The report concludes: “While patient characteristics were similar between groups, the mid-ventricular TTS type was more prevalent among the ‘happy hearts’ than among the ‘broken hearts’. Presumably, despite their distinct nature, happy and sad life events may share similar final common emotional pathways, which can ultimately trigger TTS.”

It’s not the nature of the research that troubles me, but rather the way it can be picked-up on by the ‘worried well’.

Sometimes a little knowledge is a dangerous thing. The last thing we need is a new cohort of patients who are afraid to laugh.

Doctor in the house

The public often look up to doctors as examples of how to live life, especially when it comes to safety, so it was with interest that I read an article recently titled ‘Eight things emergency room doctors refuse to have in their homes’. 

There are a couple of laughably obvious ones, such as out-of-date medicines and guns, but a couple of others that might be informative, especially to new parents.

Each recommendation comes complete with quotes from emergency department (ED) doctors.

For example, high-chairs that pull up to a table are definite no-nos: “I work at a paediatric and adult trauma centre, but being a dad, most of my biggest issues are with child products,” according to Dr Brian Fort, Emergency Medicine Physician at Central DuPage Hospital, US.

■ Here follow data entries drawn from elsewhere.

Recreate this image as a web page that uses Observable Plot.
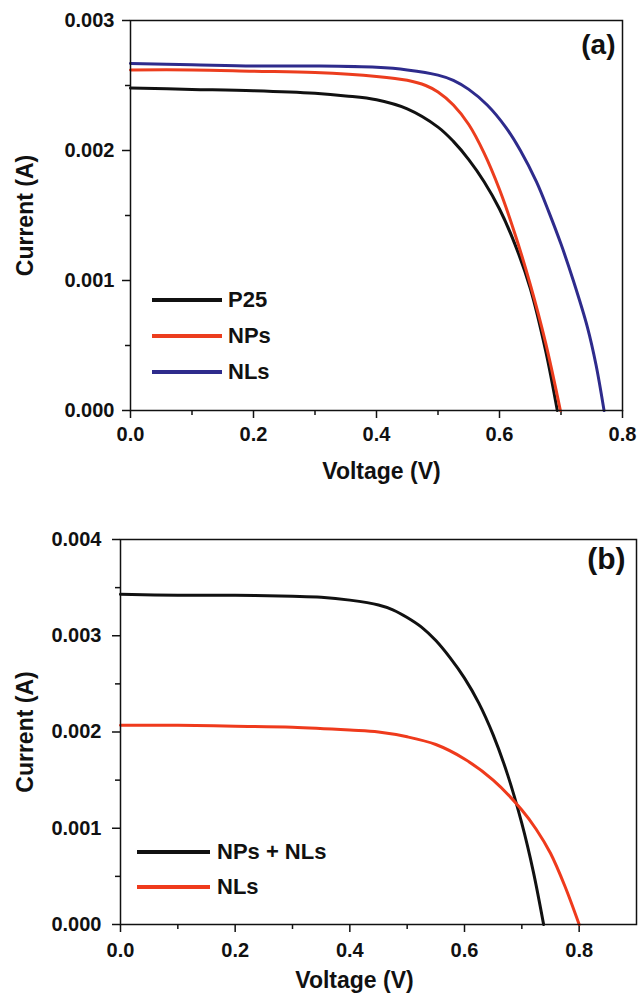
<!DOCTYPE html>
<html>
<head>
<meta charset="utf-8">
<script src="https://cdn.jsdelivr.net/npm/d3@7"></script>
<script src="https://cdn.jsdelivr.net/npm/@observablehq/plot@0.6"></script>
<style>
  html, body { margin: 0; padding: 0; background: #fff; }
  #wrap { position: relative; width: 638px; height: 993px; font-family: 'Liberation Sans', Arial, Helvetica, sans-serif; color: #111; }
  .panel { position: absolute; left: 0; }
  .legend { position: absolute; font-weight: bold; font-size: 22px; }
  .legend .row { display: flex; align-items: center; }
  .legend .sw { display: inline-block; height: 4px; }
</style>
</head>
<body>
<div id="wrap">
  <div id="pa" class="panel" style="top:0"></div>
  <div id="pb" class="panel" style="top:500px"></div>
</div>
<script>
// ---------- Panel (a) data ----------
const voltP25 = [0, 0.1, 0.2, 0.3, 0.35, 0.4, 0.45, 0.5, 0.525, 0.55, 0.575, 0.6, 0.625, 0.65, 0.675, 0.694];
const currP25 = [0.00248, 0.00247, 0.00246, 0.00244, 0.00242, 0.00239, 0.00232, 0.00218, 0.00207, 0.00193, 0.00176, 0.00155, 0.00128, 0.00094, 0.00046, 0];

const voltNPs = [0, 0.1, 0.2, 0.3, 0.4, 0.45, 0.48, 0.5, 0.525, 0.55, 0.575, 0.6, 0.625, 0.65, 0.675, 0.699];
const currNPs = [0.00262, 0.00262, 0.00261, 0.0026, 0.00257, 0.00254, 0.0025, 0.00245, 0.00235, 0.0022, 0.00198, 0.0017, 0.00136, 0.00097, 0.00052, 0];

const voltNLsA = [0, 0.1, 0.2, 0.3, 0.4, 0.45, 0.5, 0.525, 0.55, 0.58, 0.61, 0.634, 0.66, 0.68, 0.7, 0.72, 0.743, 0.757, 0.77];
const currNLsA = [0.00267, 0.00266, 0.00265, 0.00265, 0.00264, 0.00262, 0.00258, 0.00254, 0.00247, 0.00235, 0.00218, 0.002, 0.00176, 0.00153, 0.00128, 0.001, 0.00064, 0.00035, 0];

// ---------- Panel (b) data ----------
const voltMix = [0, 0.1, 0.2, 0.3, 0.35, 0.4, 0.45, 0.475, 0.5, 0.525, 0.55, 0.575, 0.6, 0.625, 0.65, 0.675, 0.7, 0.72, 0.738];
const currMix = [0.00343, 0.00342, 0.00342, 0.00341, 0.0034, 0.00337, 0.00332, 0.00327, 0.00319, 0.00309, 0.00295, 0.00277, 0.00256, 0.0023, 0.00197, 0.00156, 0.00105, 0.00055, 0];

const voltNLsB = [0, 0.1, 0.2, 0.3, 0.4, 0.45, 0.5, 0.55, 0.6, 0.65, 0.7, 0.725, 0.75, 0.775, 0.8];
const currNLsB = [0.00207, 0.00207, 0.00206, 0.00205, 0.00202, 0.002, 0.00195, 0.00187, 0.00172, 0.0015, 0.00119, 0.00099, 0.00074, 0.0004, 0];

// ---------- ticks, labels, colours ----------
const xTicksA = [0, 0.2, 0.4, 0.6, 0.8];
const xMinorA = [0.1, 0.3, 0.5, 0.7];
const yTicksA = [0, 0.001, 0.002, 0.003];
const yMinorA = [0.0005, 0.0015, 0.0025];
const xTicksB = [0, 0.2, 0.4, 0.6, 0.8];
const xMinorB = [0.1, 0.3, 0.5, 0.7];
const yTicksB = [0, 0.001, 0.002, 0.003, 0.004];
const yMinorB = [0.0005, 0.0015, 0.0025, 0.0035];

const namesA = ["P25", "NPs", "NLs"];
const colorsA = ["#111111", "#ec3d1e", "#2e2b8c"];
const namesB = ["NPs + NLs", "NLs"];
const colorsB = ["#111111", "#ef3a1c"];

const xLabel = "Voltage (V)";
const yLabel = "Current (A)";

const FONT = "'Liberation Sans', Arial, Helvetica, sans-serif";

function toRows(name, volts, currs) {
  return volts.map((v, i) => ({series: name, V: v, I: currs[i]}));
}

const dataA = [
  ...toRows("P25", voltP25, currP25),
  ...toRows("NPs", voltNPs, currNPs),
  ...toRows("NLs", voltNLsA, currNLsA)
];
const dataB = [
  ...toRows("NPs + NLs", voltMix, currMix),
  ...toRows("NLs", voltNLsB, currNLsB)
];

function makePanel(cfg) {
  return Plot.plot({
    width: 638,
    height: cfg.height,
    marginLeft: cfg.ml,
    marginRight: cfg.mr,
    marginTop: cfg.mt,
    marginBottom: cfg.mb,
    style: {fontFamily: FONT, fontWeight: "bold", color: "#111", background: "#fff", overflow: "visible"},
    x: {domain: cfg.xDomain},
    y: {domain: cfg.yDomain},
    color: {domain: cfg.names, range: cfg.colors},
    marks: [
      Plot.axisX(cfg.xMinor, {tickSize: 5, text: null, label: null, strokeWidth: 1.5}),
      Plot.axisY(cfg.yMinor, {tickSize: 5, text: null, label: null, strokeWidth: 1.5}),
      Plot.axisX(cfg.xTicks, {tickSize: 8, tickPadding: cfg.xPad, tickFormat: d3.format(".1f"), fontSize: 20, fontWeight: "bold", label: null, strokeWidth: 1.5}),
      Plot.axisY(cfg.yTicks, {tickSize: 8, tickPadding: cfg.yPad, tickFormat: d3.format(".3f"), fontSize: 20, fontWeight: "bold", label: null, strokeWidth: 1.5}),
      Plot.line(cfg.data, {x: "V", y: "I", z: "series", stroke: "series", strokeWidth: 3, curve: "catmull-rom"}),
      Plot.frame({stroke: "#111", strokeWidth: 1.5}),
      Plot.text([cfg.tag], {frameAnchor: "top-right", textAnchor: "end", lineAnchor: "top", dx: cfg.tagDx, dy: cfg.tagDy, fontSize: cfg.tagSize, fontWeight: "bold", fill: "#111"}),
      Plot.text([xLabel], {frameAnchor: "bottom", lineAnchor: "middle", dx: cfg.xlDx, dy: cfg.xlDy, fontSize: 23, fontWeight: "bold", fill: "#111"}),
      Plot.text([yLabel], {frameAnchor: "left", rotate: -90, lineAnchor: "middle", textAnchor: "middle", dx: cfg.ylDx, fontSize: 23, fontWeight: "bold", fill: "#111"})
    ]
  });
}

document.getElementById("pa").appendChild(makePanel({
  height: 500, ml: 130, mr: 16, mt: 20, mb: 90,
  xDomain: [0, 0.8], yDomain: [0, 0.003],
  xTicks: xTicksA, xMinor: xMinorA, yTicks: yTicksA, yMinor: yMinorA,
  xPad: 8, yPad: 8,
  names: namesA, colors: colorsA, data: dataA,
  tag: "(a)", tagDx: -7, tagDy: 14, tagSize: 28,
  xlDx: 5, xlDy: 61, ylDx: -105
}));

document.getElementById("pb").appendChild(makePanel({
  height: 493, ml: 120, mr: 2, mt: 39, mb: 69,
  xDomain: [0, 0.9], yDomain: [0, 0.004],
  xTicks: xTicksB, xMinor: xMinorB, yTicks: yTicksB, yMinor: yMinorB,
  xPad: 10, yPad: 11,
  names: namesB, colors: colorsB, data: dataB,
  tag: "(b)", tagDx: -11, tagDy: 8, tagSize: 30,
  xlDx: -24, xlDy: 56, ylDx: -95
}));

// ---------- legends (HTML overlays) ----------
function addLegend(names, colors, left, top, rowH, swW, gap) {
  const lg = document.createElement("div");
  lg.className = "legend";
  lg.style.left = left + "px";
  lg.style.top = top + "px";
  names.forEach((n, i) => {
    const row = document.createElement("div");
    row.className = "row";
    row.style.height = rowH + "px";
    const sw = document.createElement("span");
    sw.className = "sw";
    sw.style.width = swW + "px";
    sw.style.background = colors[i];
    sw.style.marginRight = gap + "px";
    const t = document.createElement("span");
    t.textContent = n;
    row.appendChild(sw);
    row.appendChild(t);
    lg.appendChild(row);
  });
  document.getElementById("wrap").appendChild(lg);
}
addLegend(namesA, colorsA, 152, 282, 36, 70, 6);
addLegend(namesB, colorsB, 137, 834, 35, 73, 7);
</script>
</body>
</html>
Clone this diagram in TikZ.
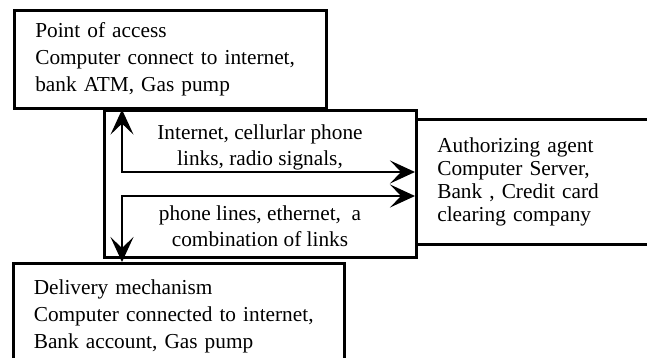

“Over half of ER visits for children under one are due to falls. I wouldn’t get a high chair that pulls up to the table, because I’ve seen way too many kids use their feet to push against the table and tip their chair over backward. A fall like this from three feet can cause a skull fracture.”

Fair enough. But where do the ED docs stand on button batteries? “Button batteries are increasingly common in car remotes and portable LED lights but they can be extremely dangerous to young kids,” says Dr David J Mathison, Paediatric Emergency Room Physician and Mid-Atlantic Regional Medical Director, PM Paediatrics, US. “Toddlers like shiny objects and will ingest them. The danger is they can get stuck in the oesophagus. When a coin gets stuck, it often passes on its own. But when a button battery gets stuck, the battery acid can eat through the wall of the oesophagus, causing lifelong disability.”

The list also includes a pet hate of mine — trampolines. “We see a lot of serious trampoline injuries… upper-body fractures, broken femurs, neck injuries,” says Dr Ferdinando Mirarchi, Medical Director of the Department of Emergency Medicine, Pittsburgh, US. “That’s why most ER doctors I work with won’t buy trampolines for their kids. They’re all trouble. There’s no good kind. Unfortunately, parents get a false sense of reassurance; when there’s a net around something, they think their kids will be safe.”

I’m safe on the next one — swimming pools — but extensions ladders also make the list, as do power-washers. “The surprising thing I won’t own is a power washer. People end up with penetrating injuries or lacerations from their intense water stream,” according to Dr Seth Podolsky, Vice Chair of Cleveland Clinic Emergency Medicine Institute, US.

Hospital administrators don’t make the list, but I look forward to revised future versions.